Why do the coefficients have to sum up to 1 in a convex function

convex-analysis

I was studying convex functions for convex optimization and ran into a question I'm having difficulty finding the answer to.

I noticed that the definition for a convex function is as follows:

$$\forall{x_1, x_2} \in X,\ \forall{t} \in [0,\ 1]:\quad f(tx_1 + (1-t)x_2) \le tf(x_1) + (1 – t)f(x_2)$$

This definition is from Wikipedia, but I also noticed in my textbook (Convex Optimization (Boyd & Vandenberghe)) they use $\alpha$ and $\beta$ for the coefficients, but also make sure to specify that $\alpha + \beta = 1$.

This question is probably due to me lacking something relatively elementary, but why must they sum up to $1$?

Best Answer

This definition captures the idea that the graph of a convex function is always below the secant joining any two points.

Given two points $u_1 = (x_1, y_1), u_2 = (x_2, y_2)$, the line segment joining the points can be parameterized by the function $$l(t) = (tx_1 + (1-t) x_2, ty_1 + (1-t) y_2)= t u_1 + (1-t) u_2.$$ For example, if $t = .25$ it means we take $25\%$ $u_1$ and $75\%$ $u_2$. If the coefficients don't add to one you may leave the line segment.

Now, let $u_1 = (x_1, f(x_1)$ and $u_2 = (x_2, f(x_2))$. Look at this image taken from Wikipedia.

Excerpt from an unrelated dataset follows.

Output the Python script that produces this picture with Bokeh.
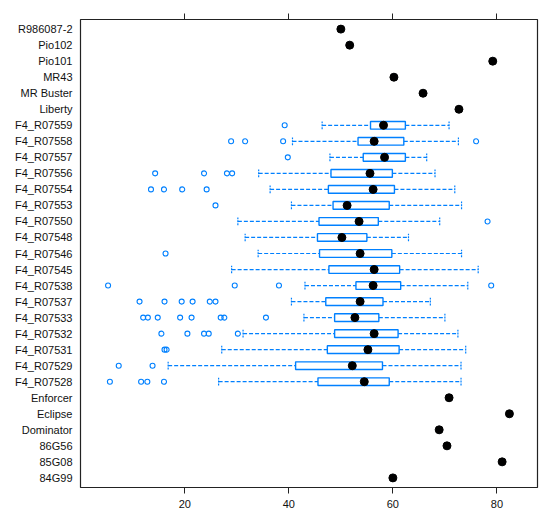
from bokeh.plotting import figure
from bokeh.models import Range1d, FixedTicker, LinearAxis
from bokeh.embed import file_html
from bokeh.resources import INLINE

# categories from bottom to top
categories = ["84G99", "85G08", "86G56", "Dominator", "Eclipse", "Enforcer",
              "F4_R07528", "F4_R07529", "F4_R07531", "F4_R07532", "F4_R07533",
              "F4_R07537", "F4_R07538", "F4_R07545", "F4_R07546", "F4_R07548",
              "F4_R07550", "F4_R07553", "F4_R07554", "F4_R07556", "F4_R07557",
              "F4_R07558", "F4_R07559", "Liberty", "MR Buster", "MR43",
              "Pio101", "Pio102", "R986087-2"]

# F4 lines: box-and-whisker statistics
line_names = ["F4_R07528", "F4_R07529", "F4_R07531", "F4_R07532", "F4_R07533",
              "F4_R07537", "F4_R07538", "F4_R07545", "F4_R07546", "F4_R07548",
              "F4_R07550", "F4_R07553", "F4_R07554", "F4_R07556", "F4_R07557",
              "F4_R07558", "F4_R07559"]
whisker_low = [26.5, 16.8, 27.1, 31.2, 42.9, 40.5, 43.1, 29.0, 34.1, 31.6,
               30.2, 40.5, 36.4, 34.2, 47.9, 40.7, 46.4]
q1 = [45.6, 41.3, 47.4, 48.8, 48.8, 47.1, 52.9, 47.7, 45.9, 45.5,
      45.8, 48.5, 47.6, 48.1, 54.3, 53.3, 55.7]
median = [54.5, 52.2, 55.2, 56.4, 52.7, 53.7, 56.2, 56.4, 53.7, 50.2,
          53.5, 51.2, 56.2, 55.6, 58.4, 56.4, 58.2]
q3 = [59.3, 58.0, 61.2, 61.0, 57.3, 58.1, 61.5, 61.3, 59.8, 55.0,
      57.2, 59.3, 60.3, 59.9, 62.4, 62.1, 62.4]
whisker_high = [73.1, 73.1, 74.0, 72.5, 70.0, 67.2, 74.4, 76.4, 73.2, 63.0,
                69.0, 73.2, 71.9, 68.1, 66.5, 72.6, 70.8]

# outliers
outlier_names = (["F4_R07528"] * 4 + ["F4_R07529"] * 2 + ["F4_R07531"] * 2 +
                 ["F4_R07532"] * 5 + ["F4_R07533"] * 8 + ["F4_R07537"] * 6 +
                 ["F4_R07538"] * 4 + ["F4_R07546"] + ["F4_R07550"] +
                 ["F4_R07553"] + ["F4_R07554"] * 4 + ["F4_R07556"] * 4 +
                 ["F4_R07557"] + ["F4_R07558"] * 4 + ["F4_R07559"])
outlier_values = [5.6, 11.6, 12.8, 16.0,
                  7.3, 13.8,
                  16.1, 16.5,
                  15.5, 20.5, 23.7, 24.6, 30.2,
                  12.0, 12.9, 14.8, 19.1, 21.3, 26.9, 27.6, 35.6,
                  11.3, 16.1, 19.4, 21.5, 24.8, 25.9,
                  5.25, 29.6, 38.1, 78.9,
                  16.3,
                  78.2,
                  25.9,
                  13.5, 16.0, 19.5, 24.2,
                  14.3, 23.7, 28.1, 29.1,
                  39.8,
                  28.9, 31.6, 38.9, 76.0,
                  39.2]

# check varieties: single values
check_names = ["84G99", "85G08", "86G56", "Dominator", "Eclipse", "Enforcer",
               "Liberty", "MR Buster", "MR43", "Pio101", "Pio102", "R986087-2"]
check_values = [60.0, 81.0, 70.4, 68.9, 82.4, 70.8, 72.7, 65.8, 60.2, 79.2, 51.7, 50.0]

x_ticks = [20, 40, 60, 80]

BLUE = "#0080ff"
FONT = "Liberation Sans"

pos = {c: i + 1 for i, c in enumerate(categories)}
ly = [pos[c] for c in line_names]
oy = [pos[c] for c in outlier_names]
cy = [pos[c] for c in check_names]
half = 0.24

p = figure(width=543, height=514, output_backend="svg", toolbar_location=None,
           x_range=Range1d(-0.05, 87.8), y_range=Range1d(0.4, 29.6),
           min_border_left=80, min_border_right=6, min_border_top=19,
           min_border_bottom=27, y_axis_type=None, x_axis_type=None)
p.grid.visible = False
p.outline_line_color = "#222222"
p.outline_line_width = 1.2
p.background_fill_color = "white"
p.border_fill_color = "white"

# whiskers
p.segment(x0=whisker_low, y0=ly, x1=q1, y1=ly, line_color=BLUE, line_width=1.2, line_dash="4 2")
p.segment(x0=q3, y0=ly, x1=whisker_high, y1=ly, line_color=BLUE, line_width=1.2, line_dash="4 2")
p.segment(x0=whisker_low, y0=[y - half for y in ly], x1=whisker_low, y1=[y + half for y in ly],
          line_color=BLUE, line_width=1.2, line_dash="2 1")
p.segment(x0=whisker_high, y0=[y - half for y in ly], x1=whisker_high, y1=[y + half for y in ly],
          line_color=BLUE, line_width=1.2, line_dash="2 1")
# boxes
p.hbar(y=ly, left=q1, right=q3, height=2 * half, fill_color="white",
       line_color=BLUE, line_width=1.4)
# zero-width boxes of the checks
p.segment(x0=check_values, y0=[y - half for y in cy], x1=check_values, y1=[y + half for y in cy],
          line_color=BLUE, line_width=1.4)
# outliers
p.scatter(x=outlier_values, y=oy, marker="circle", size=5, line_color=BLUE,
          fill_color=None, line_width=1.1)
# medians
p.scatter(x=median, y=ly, marker="circle", size=8, color="black")
p.scatter(x=check_values, y=cy, marker="circle", size=8, color="black")

# axes
bottom = LinearAxis(ticker=FixedTicker(ticks=x_ticks))
bottom.axis_line_color = None
bottom.major_tick_out = 6
bottom.major_tick_in = 0
bottom.minor_tick_line_color = None
bottom.major_tick_line_color = "#222222"
bottom.major_label_standoff = 6
bottom.major_label_text_font = FONT
bottom.major_label_text_font_size = "11px"
bottom.major_label_text_color = "#111111"
p.add_layout(bottom, "below")

top = LinearAxis(ticker=FixedTicker(ticks=x_ticks),
                 major_label_overrides={t: "" for t in x_ticks})
top.axis_line_color = None
top.major_tick_out = 6
top.major_tick_in = 0
top.minor_tick_line_color = None
top.major_tick_line_color = "#222222"
top.major_label_standoff = 0
top.major_label_text_font_size = "1px"
p.add_layout(top, "above")

left = LinearAxis(ticker=FixedTicker(ticks=list(range(1, len(categories) + 1))),
                  major_label_overrides={i + 1: c for i, c in enumerate(categories)})
left.axis_line_color = None
left.major_tick_out = 0
left.major_tick_in = 0
left.minor_tick_line_color = None
left.major_tick_line_color = None
left.major_label_standoff = 8
left.major_label_text_font = FONT
left.major_label_text_font_size = "11px"
left.major_label_text_color = "#111111"
p.add_layout(left, "left")

open("out.html", "w").write(file_html(p, INLINE))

enter image description here

The requirement is that the curve of $f(x)$ lies below this secant line joining these two points, which is parametrized by $$l(t) = (tx_1 + (1-t) x_2, tf(x_1) + (1-t) f(x_2)),$$ the point indicated on the image for some particular $t$. The point $$ (tx_1 + (1-t) x_2, f(tx_1 + (1-t) x_2)$$ on the curve needs to lie below it.

Another interpretation: $tf(x_1) + (1-t) f(x_2))$ is a weighted average of the outputs of $f$, while $f(tx_1 + (1-t) x_2)$ is output from taking a weighted average of the inputs. So you can say that the requirement for convexity is that

$$f(\text{weighted average of points}) \leq \text{weighted average of }f(\text{points}).$$

This generalizes to Jensen's inequality.